Звонок был принят в богатом кожаном кабинете мэра.
— Они знают, что делать, — повторил вслух Балаболкин.
— Знают? — удивился Барсуков.
— Знают.
— И что же они будут делать?
— Наверное, обратятся в суд.
— Ну, и хорошо, пусть обращаются, — сказал Барсуков. — А мы пока будем готовить общественное мнение. Где там фотограф Стенькин? Где наш папарацци?
Папарацци ждал за дверью. Барсуков, Кабанов и Балаболкин поглубже уселись в кожаные кресла и приготовились смотреть и слушать.
Робкий Стенькин долго оглядывался, смотрел на дорогие шторы на окнах, на картины на стене, на желтые лимоны на ветках цветов и совсем заробел.
— Ну, что там у тебя есть?
— Вот фотография — «Жабжабыч выскальзывает из рук милиции».
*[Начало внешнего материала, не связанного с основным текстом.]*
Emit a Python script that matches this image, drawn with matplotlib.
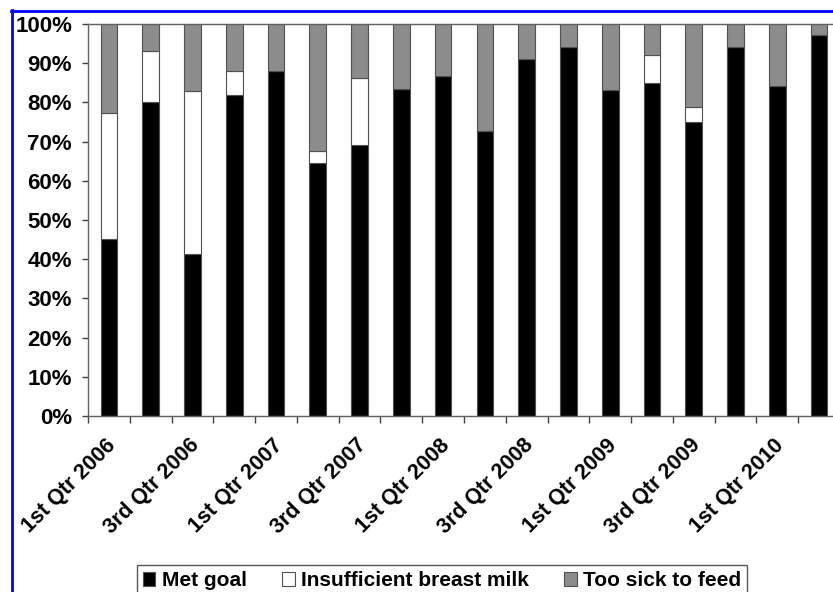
import numpy as np
import matplotlib
matplotlib.use("Agg")
import matplotlib.pyplot as plt
from matplotlib.lines import Line2D
from matplotlib.transforms import ScaledTranslation

plt.rcParams['font.family'] = ['Liberation Sans', 'DejaVu Sans']
plt.rcParams['font.weight'] = 'bold'

quarters = ["1st Qtr 2006", "2nd Qtr 2006", "3rd Qtr 2006", "4th Qtr 2006",
            "1st Qtr 2007", "2nd Qtr 2007", "3rd Qtr 2007", "4th Qtr 2007",
            "1st Qtr 2008", "2nd Qtr 2008", "3rd Qtr 2008", "4th Qtr 2008",
            "1st Qtr 2009", "2nd Qtr 2009", "3rd Qtr 2009", "4th Qtr 2009",
            "1st Qtr 2010", "2nd Qtr 2010"]
met_goal = [45.2, 80.0, 41.4, 81.9, 87.9, 64.5, 69.2, 83.4, 86.8,
            72.8, 91.1, 94.1, 83.1, 84.9, 75.0, 94.1, 84.2, 97.3]
insufficient = [32.0, 13.2, 41.4, 6.0, 0.0, 3.2, 17.0, 0.0, 0.0,
                0.0, 0.0, 0.0, 0.0, 7.1, 3.9, 0.0, 0.0, 0.0]
too_sick = [22.8, 6.8, 17.2, 12.1, 12.1, 32.3, 13.8, 16.6, 13.2,
            27.2, 8.9, 5.9, 16.9, 8.0, 21.1, 5.9, 15.8, 2.7]
y_ticks = [0, 10, 20, 30, 40, 50, 60, 70, 80, 90, 100]

x = np.arange(len(quarters))
met = np.array(met_goal)
ins = np.array(insufficient)
sick = np.array(too_sick)

W, H = 833, 592
fig = plt.figure(figsize=(W / 100, H / 100), dpi=100)
ax = fig.add_axes([88 / W, 1 - 416 / H, 752 / W, 392 / H])

edge = '#505050'
ax.bar(x, met, 0.4, color='black', edgecolor=edge, linewidth=0.8, label='Met goal')
ax.bar(x, ins, 0.4, bottom=met, color='white', edgecolor=edge, linewidth=0.8,
       label='Insufficient breast milk')
ax.bar(x, sick, 0.4, bottom=met + ins, color='#8c8c8c', edgecolor=edge, linewidth=0.8,
       label='Too sick to feed')

ax.set_xlim(-0.5, len(quarters) - 0.5)
ax.set_ylim(0, 100)
ax.set_yticks(y_ticks)
ax.set_yticklabels([f"{v}%" for v in y_ticks], fontsize=16)
ax.tick_params(axis='y', length=4.5, width=1, color='#404040', pad=7)

# labels on every other quarter, tick marks between the categories
ax.set_xticks(x[::2])
ax.set_xticklabels(quarters[::2], rotation=45, ha='right', va='top', fontsize=15.5)
ax.tick_params(axis='x', which='major', length=0, pad=13.5)
ax.set_xticks(np.arange(len(quarters) + 1) - 0.5, minor=True)
ax.tick_params(axis='x', which='minor', length=5, width=1, color='#404040')
offset = ScaledTranslation(0.11, 0, fig.dpi_scale_trans)
for lab in ax.get_xticklabels():
    lab.set_transform(lab.get_transform() + offset)

for s in ax.spines.values():
    s.set_color('#606060')
    s.set_linewidth(1)

leg = fig.legend(loc='upper center', bbox_to_anchor=(442 / W, 1 - 565 / H), ncol=3,
                 fontsize=15, frameon=True, fancybox=False, handlelength=0.6,
                 handleheight=0.6, handletextpad=0.3, columnspacing=1.7,
                 borderpad=0.3, borderaxespad=0)
leg.get_frame().set_edgecolor('#303030')
leg.get_frame().set_linewidth(1)

# blue frame around the picture (cut off on the right and bottom)
fig.add_artist(Line2D([11.5 / W, 11.5 / W], [0, 1 - 10 / H], color='blue', linewidth=2,
                      transform=fig.transFigure))
fig.add_artist(Line2D([10.5 / W, 1], [1 - 10.5 / H, 1 - 10.5 / H], color='blue', linewidth=2,
                      transform=fig.transFigure))

fig.savefig('out.png', dpi=100)
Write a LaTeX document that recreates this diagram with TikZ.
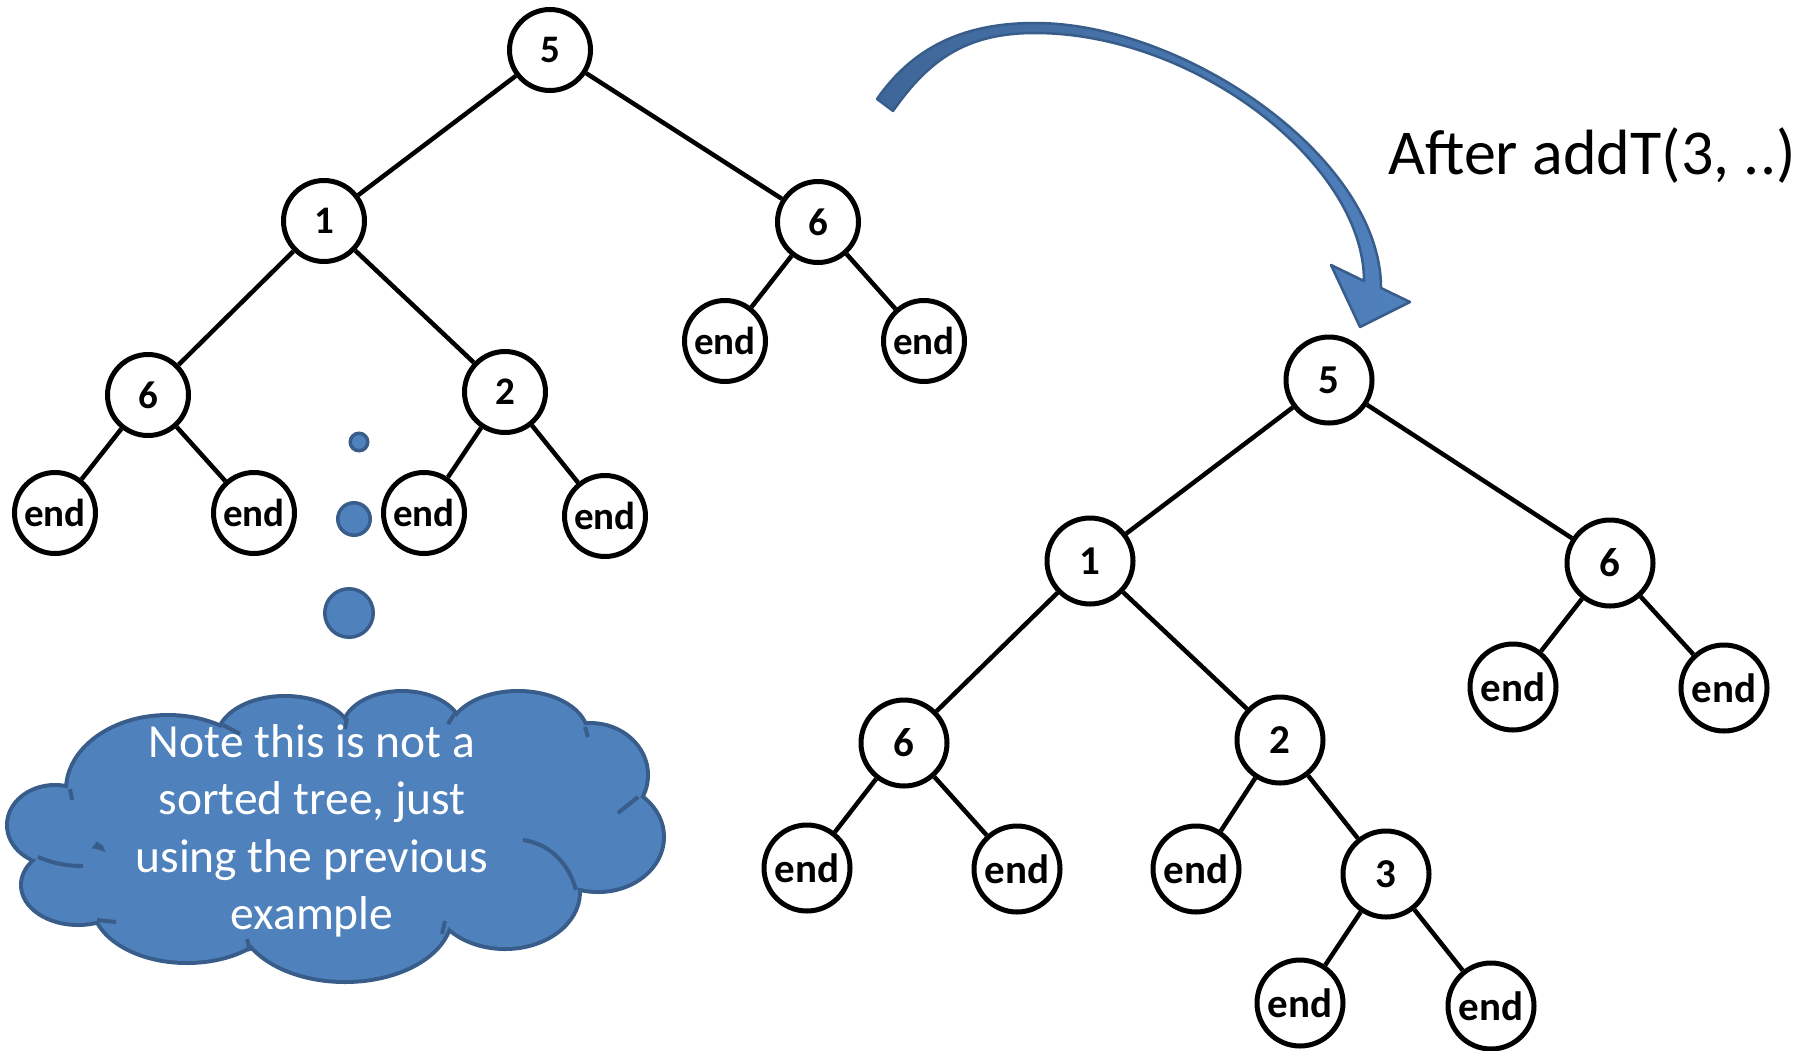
\documentclass[tikz,border=0pt]{standalone}
\usepackage{fontspec}
\setmainfont{Carlito}
\definecolor{cloudfill}{HTML}{4F81BD}
\definecolor{cloudline}{HTML}{385D8A}
\definecolor{arrowdark}{HTML}{3F6698}
\begin{document}
\begin{tikzpicture}[x=1pt,y=-1pt,
  lnode/.style={circle, draw=black, line width=5pt, fill=white, inner sep=0pt,
    minimum size=81pt, font=\fontsize{39}{39}\selectfont\bfseries},
  rnode/.style={circle, draw=black, line width=5pt, fill=white, inner sep=0pt,
    minimum size=86pt, font=\fontsize{41}{41}\selectfont\bfseries},
  branch/.style={line width=4.5pt, draw=black},
  bubble/.style={circle, draw=cloudline, fill=cloudfill, line width=3.5pt, inner sep=0pt},
  cloudtick/.style={draw=cloudline, line width=4pt},
  cloudtext/.style={anchor=base, text=white, font=\fontsize{47.5}{57}\selectfont, inner sep=0pt}]
\useasboundingbox (0,0) rectangle (1812,1050);

% ---------- tree before the insertion ----------
\node[lnode] (a5)  at (550,50)  {5};
\node[lnode] (a1)  at (324,221) {1};
\node[lnode] (a6r) at (818,222) {6};
\node[lnode] (a6l) at (148,395) {6};
\node[lnode] (a2)  at (505,392) {2};
\node[lnode] (ae1) at (55,513)  {end};
\node[lnode] (ae2) at (254,513) {end};
\node[lnode] (ae3) at (424,513) {end};
\node[lnode] (ae4) at (605,516) {end};
\node[lnode] (ae5) at (725,341) {end};
\node[lnode] (ae6) at (924,341) {end};
\foreach \p/\c in {a5/a1, a5/a6r, a1/a6l, a1/a2, a6l/ae1, a6l/ae2,
                   a2/ae3, a2/ae4, a6r/ae5, a6r/ae6}
  \draw[branch] (\p) -- (\c);

% ---------- tree after addT(3, ..) ----------
\node[rnode] (b5)  at (1329,380) {5};
\node[rnode] (b1)  at (1090,561) {1};
\node[rnode] (b6r) at (1610,563) {6};
\node[rnode] (b6l) at (904,743)  {6};
\node[rnode] (b2)  at (1280,740) {2};
\node[rnode] (be1) at (1513,687) {end};
\node[rnode] (be2) at (1724,688) {end};
\node[rnode] (be3) at (807,868)  {end};
\node[rnode] (be4) at (1017,869) {end};
\node[rnode] (be5) at (1196,869) {end};
\node[rnode] (b3)  at (1386,874) {3};
\node[rnode] (be6) at (1300,1003) {end};
\node[rnode] (be7) at (1491,1006) {end};
\foreach \p/\c in {b5/b1, b5/b6r, b1/b6l, b1/b2, b6r/be1, b6r/be2,
                   b6l/be3, b6l/be4, b2/be5, b2/b3, b3/be6, b3/be7}
  \draw[branch] (\p) -- (\c);

% ---------- curved block arrow ----------
\shadedraw[left color=arrowdark, right color=cloudfill, draw=cloudline,
    line width=2.5pt, line join=round]
  (877,99) .. controls (914,46) and (965,23) .. (1035,23)
  .. controls (1185,23) and (1381,158) .. (1381,288)
  -- (1410,302) -- (1360,327) -- (1331,265) -- (1364,281)
  .. controls (1364,164) and (1195,33) .. (1035,33)
  .. controls (968,33) and (930,58) .. (893,111)
  -- cycle;

\node[anchor=base west, inner sep=0pt, font=\fontsize{64}{64}\selectfont]
  (title) at (1388,174) {After addT(3, ..)};

% ---------- thought bubbles ----------
\node[bubble, minimum size=17.5pt] (d1) at (359,442) {};
\node[bubble, minimum size=32.5pt] (d2) at (354,519) {};
\node[bubble, minimum size=48.5pt] (d3) at (349,613) {};

% ---------- cloud: stroked lobes, then filled lobes on top ----------
\def\lobes{55/825/46/38, 78/885/55/38, 187/903/93/58, 345/915/105/65,
  505/892/73/55, 598/837/64/53, 590/775/56/50, 518/735/68/42,
  402/730/58/37, 285/738/66/40, 168/790/100/73, 340/830/240/100}
\foreach \cx/\cy/\rx/\ry in \lobes
  \draw[draw=cloudline, line width=8pt]
    (\cx,\cy) ellipse [x radius=\rx pt, y radius=\ry pt];
\foreach \cx/\cy/\rx/\ry in \lobes
  \fill[cloudfill] (\cx,\cy) ellipse [x radius=\rx pt, y radius=\ry pt];
% short inner arcs where lobes meet
\draw[cloudtick] (38,857) .. controls (52,863) and (66,866) .. (83,866);
\draw[cloudtick] (97,920) -- (116,922);
\draw[cloudtick] (250,951) -- (247,939);
\draw[cloudtick] (442,934) -- (445,921);
\draw[cloudtick] (523,840) .. controls (546,843) and (568,860) .. (576,890);
\draw[cloudtick] (638,797) -- (618,813);
\draw[cloudtick] (585,727) -- (588,737);
\draw[cloudtick] (455,713) -- (448,724);
\draw[cloudtick] (347,718) -- (345,729);
\draw[cloudtick] (223,725) -- (240,734);
\draw[cloudtick] (70,789) -- (72,800);

\node[cloudtext] (n1) at (312,757) {Note this is not a};
\node[cloudtext] (n2) at (312,814) {sorted tree, just};
\node[cloudtext] (n3) at (312,872) {using the previous};
\node[cloudtext] (n4) at (312,929) {example};
\end{tikzpicture}
\end{document}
Барсуков и Кабанов посмотрели на фотографию, и Барсуков сказал:
— Это не компромат, это характеристика для приема на работу. Тот, кто выскальзывает из рук милиции, сейчас самый нужный работник. Что там у тебя еще?
— А вот что — «Жабжабыч бьет милиционера языком».
— Это уже лучше, — сказал Кабанов. — За нападение на милицию полагается срок.
— За нападение с оружием, а не с языком, — возразил Барсуков. — Нападение с языком — это называется облизывание.
— Ничего себе облизывание, — заспорил Стенькин. — Да у этого милиционера сотрясение мозга было.
— Значит, будем медицинское заключение прикладывать? — тихо сказал из своего кресла Балаболкин.
Кресттопорыч был недоволен:
— Плохо работаешь, Стенькин. Мы тебе помещение подобрали для ателье, а ты совсем неинтересные снимки принес. Иди и честно отрабатывай задание. Принеси что-нибудь такое, чтобы смотреть противно было.